__EXERCISE OBJECTIVE__:
Write out the whole listing again, exactly as given.

>> begin RECORDS FOR THIS TASK

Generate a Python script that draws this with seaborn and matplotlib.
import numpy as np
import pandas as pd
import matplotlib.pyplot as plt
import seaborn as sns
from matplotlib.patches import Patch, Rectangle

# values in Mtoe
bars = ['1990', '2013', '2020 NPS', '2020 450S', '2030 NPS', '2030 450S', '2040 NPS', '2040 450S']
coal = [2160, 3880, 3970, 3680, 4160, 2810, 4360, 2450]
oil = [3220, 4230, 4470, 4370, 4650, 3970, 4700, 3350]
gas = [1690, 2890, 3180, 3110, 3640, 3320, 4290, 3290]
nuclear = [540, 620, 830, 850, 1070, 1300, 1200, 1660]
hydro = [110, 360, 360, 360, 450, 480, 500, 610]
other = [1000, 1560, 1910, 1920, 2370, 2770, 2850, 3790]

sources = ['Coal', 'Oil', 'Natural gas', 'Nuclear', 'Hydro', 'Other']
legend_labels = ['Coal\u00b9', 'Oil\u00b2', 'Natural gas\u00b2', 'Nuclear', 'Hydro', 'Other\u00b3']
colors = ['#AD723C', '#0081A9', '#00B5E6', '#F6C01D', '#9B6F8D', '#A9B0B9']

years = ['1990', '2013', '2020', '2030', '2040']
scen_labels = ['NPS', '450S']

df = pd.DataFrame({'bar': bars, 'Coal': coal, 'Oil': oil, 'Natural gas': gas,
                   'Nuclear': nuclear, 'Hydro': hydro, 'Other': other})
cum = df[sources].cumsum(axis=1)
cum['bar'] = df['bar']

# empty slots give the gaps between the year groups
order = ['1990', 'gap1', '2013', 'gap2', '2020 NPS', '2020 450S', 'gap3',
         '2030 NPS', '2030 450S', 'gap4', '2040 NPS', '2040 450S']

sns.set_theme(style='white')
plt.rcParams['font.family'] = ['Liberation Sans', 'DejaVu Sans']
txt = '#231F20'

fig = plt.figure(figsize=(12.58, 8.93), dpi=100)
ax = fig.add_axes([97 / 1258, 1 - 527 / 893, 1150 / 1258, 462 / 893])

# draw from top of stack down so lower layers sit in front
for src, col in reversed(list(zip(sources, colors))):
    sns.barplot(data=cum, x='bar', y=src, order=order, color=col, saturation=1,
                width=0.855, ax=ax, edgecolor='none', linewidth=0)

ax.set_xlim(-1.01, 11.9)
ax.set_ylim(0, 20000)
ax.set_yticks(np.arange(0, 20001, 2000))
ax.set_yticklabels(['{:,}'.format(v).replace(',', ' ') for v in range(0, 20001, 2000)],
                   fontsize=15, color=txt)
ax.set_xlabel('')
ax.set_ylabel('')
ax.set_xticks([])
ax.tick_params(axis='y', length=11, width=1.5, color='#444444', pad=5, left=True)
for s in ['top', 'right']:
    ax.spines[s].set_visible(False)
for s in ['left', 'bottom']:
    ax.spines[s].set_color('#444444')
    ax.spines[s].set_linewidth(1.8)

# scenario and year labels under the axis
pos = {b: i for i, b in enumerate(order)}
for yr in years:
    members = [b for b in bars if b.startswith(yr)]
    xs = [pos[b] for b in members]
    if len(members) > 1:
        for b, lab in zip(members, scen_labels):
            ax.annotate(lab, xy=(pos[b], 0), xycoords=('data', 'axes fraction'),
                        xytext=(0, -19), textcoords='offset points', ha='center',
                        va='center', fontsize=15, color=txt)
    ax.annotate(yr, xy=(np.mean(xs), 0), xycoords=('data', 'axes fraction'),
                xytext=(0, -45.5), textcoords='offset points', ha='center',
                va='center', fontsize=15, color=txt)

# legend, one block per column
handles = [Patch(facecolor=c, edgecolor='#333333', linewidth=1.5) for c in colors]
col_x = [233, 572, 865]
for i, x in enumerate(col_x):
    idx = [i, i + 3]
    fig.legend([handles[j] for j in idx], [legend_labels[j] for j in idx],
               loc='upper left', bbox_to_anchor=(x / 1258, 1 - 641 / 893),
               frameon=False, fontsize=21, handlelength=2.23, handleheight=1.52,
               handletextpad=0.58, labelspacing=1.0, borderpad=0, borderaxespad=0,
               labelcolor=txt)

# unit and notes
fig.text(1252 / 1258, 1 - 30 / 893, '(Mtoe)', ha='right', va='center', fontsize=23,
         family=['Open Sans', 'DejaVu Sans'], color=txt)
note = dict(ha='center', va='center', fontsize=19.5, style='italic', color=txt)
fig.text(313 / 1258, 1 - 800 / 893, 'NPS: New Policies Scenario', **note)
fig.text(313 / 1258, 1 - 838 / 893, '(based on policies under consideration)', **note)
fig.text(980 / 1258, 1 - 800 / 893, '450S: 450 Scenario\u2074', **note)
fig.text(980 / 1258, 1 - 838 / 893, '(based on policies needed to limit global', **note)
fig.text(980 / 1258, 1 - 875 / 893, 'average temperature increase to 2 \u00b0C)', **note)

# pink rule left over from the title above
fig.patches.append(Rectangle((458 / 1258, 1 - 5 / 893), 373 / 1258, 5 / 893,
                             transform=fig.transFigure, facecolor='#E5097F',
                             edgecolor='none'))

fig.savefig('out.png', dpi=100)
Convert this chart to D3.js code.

>> end RECORDS FOR THIS TASK

__COMPLETE OUTPUT__:
Generate a Python script that draws this with seaborn and matplotlib.
import numpy as np
import pandas as pd
import matplotlib.pyplot as plt
import seaborn as sns
from matplotlib.patches import Patch, Rectangle

# values in Mtoe
bars = ['1990', '2013', '2020 NPS', '2020 450S', '2030 NPS', '2030 450S', '2040 NPS', '2040 450S']
coal = [2160, 3880, 3970, 3680, 4160, 2810, 4360, 2450]
oil = [3220, 4230, 4470, 4370, 4650, 3970, 4700, 3350]
gas = [1690, 2890, 3180, 3110, 3640, 3320, 4290, 3290]
nuclear = [540, 620, 830, 850, 1070, 1300, 1200, 1660]
hydro = [110, 360, 360, 360, 450, 480, 500, 610]
other = [1000, 1560, 1910, 1920, 2370, 2770, 2850, 3790]

sources = ['Coal', 'Oil', 'Natural gas', 'Nuclear', 'Hydro', 'Other']
legend_labels = ['Coal\u00b9', 'Oil\u00b2', 'Natural gas\u00b2', 'Nuclear', 'Hydro', 'Other\u00b3']
colors = ['#AD723C', '#0081A9', '#00B5E6', '#F6C01D', '#9B6F8D', '#A9B0B9']

years = ['1990', '2013', '2020', '2030', '2040']
scen_labels = ['NPS', '450S']

df = pd.DataFrame({'bar': bars, 'Coal': coal, 'Oil': oil, 'Natural gas': gas,
                   'Nuclear': nuclear, 'Hydro': hydro, 'Other': other})
cum = df[sources].cumsum(axis=1)
cum['bar'] = df['bar']

# empty slots give the gaps between the year groups
order = ['1990', 'gap1', '2013', 'gap2', '2020 NPS', '2020 450S', 'gap3',
         '2030 NPS', '2030 450S', 'gap4', '2040 NPS', '2040 450S']

sns.set_theme(style='white')
plt.rcParams['font.family'] = ['Liberation Sans', 'DejaVu Sans']
txt = '#231F20'

fig = plt.figure(figsize=(12.58, 8.93), dpi=100)
ax = fig.add_axes([97 / 1258, 1 - 527 / 893, 1150 / 1258, 462 / 893])

# draw from top of stack down so lower layers sit in front
for src, col in reversed(list(zip(sources, colors))):
    sns.barplot(data=cum, x='bar', y=src, order=order, color=col, saturation=1,
                width=0.855, ax=ax, edgecolor='none', linewidth=0)

ax.set_xlim(-1.01, 11.9)
ax.set_ylim(0, 20000)
ax.set_yticks(np.arange(0, 20001, 2000))
ax.set_yticklabels(['{:,}'.format(v).replace(',', ' ') for v in range(0, 20001, 2000)],
                   fontsize=15, color=txt)
ax.set_xlabel('')
ax.set_ylabel('')
ax.set_xticks([])
ax.tick_params(axis='y', length=11, width=1.5, color='#444444', pad=5, left=True)
for s in ['top', 'right']:
    ax.spines[s].set_visible(False)
for s in ['left', 'bottom']:
    ax.spines[s].set_color('#444444')
    ax.spines[s].set_linewidth(1.8)

# scenario and year labels under the axis
pos = {b: i for i, b in enumerate(order)}
for yr in years:
    members = [b for b in bars if b.startswith(yr)]
    xs = [pos[b] for b in members]
    if len(members) > 1:
        for b, lab in zip(members, scen_labels):
            ax.annotate(lab, xy=(pos[b], 0), xycoords=('data', 'axes fraction'),
                        xytext=(0, -19), textcoords='offset points', ha='center',
                        va='center', fontsize=15, color=txt)
    ax.annotate(yr, xy=(np.mean(xs), 0), xycoords=('data', 'axes fraction'),
                xytext=(0, -45.5), textcoords='offset points', ha='center',
                va='center', fontsize=15, color=txt)

# legend, one block per column
handles = [Patch(facecolor=c, edgecolor='#333333', linewidth=1.5) for c in colors]
col_x = [233, 572, 865]
for i, x in enumerate(col_x):
    idx = [i, i + 3]
    fig.legend([handles[j] for j in idx], [legend_labels[j] for j in idx],
               loc='upper left', bbox_to_anchor=(x / 1258, 1 - 641 / 893),
               frameon=False, fontsize=21, handlelength=2.23, handleheight=1.52,
               handletextpad=0.58, labelspacing=1.0, borderpad=0, borderaxespad=0,
               labelcolor=txt)

# unit and notes
fig.text(1252 / 1258, 1 - 30 / 893, '(Mtoe)', ha='right', va='center', fontsize=23,
         family=['Open Sans', 'DejaVu Sans'], color=txt)
note = dict(ha='center', va='center', fontsize=19.5, style='italic', color=txt)
fig.text(313 / 1258, 1 - 800 / 893, 'NPS: New Policies Scenario', **note)
fig.text(313 / 1258, 1 - 838 / 893, '(based on policies under consideration)', **note)
fig.text(980 / 1258, 1 - 800 / 893, '450S: 450 Scenario\u2074', **note)
fig.text(980 / 1258, 1 - 838 / 893, '(based on policies needed to limit global', **note)
fig.text(980 / 1258, 1 - 875 / 893, 'average temperature increase to 2 \u00b0C)', **note)

# pink rule left over from the title above
fig.patches.append(Rectangle((458 / 1258, 1 - 5 / 893), 373 / 1258, 5 / 893,
                             transform=fig.transFigure, facecolor='#E5097F',
                             edgecolor='none'))

fig.savefig('out.png', dpi=100)
Convert this chart to D3.js code.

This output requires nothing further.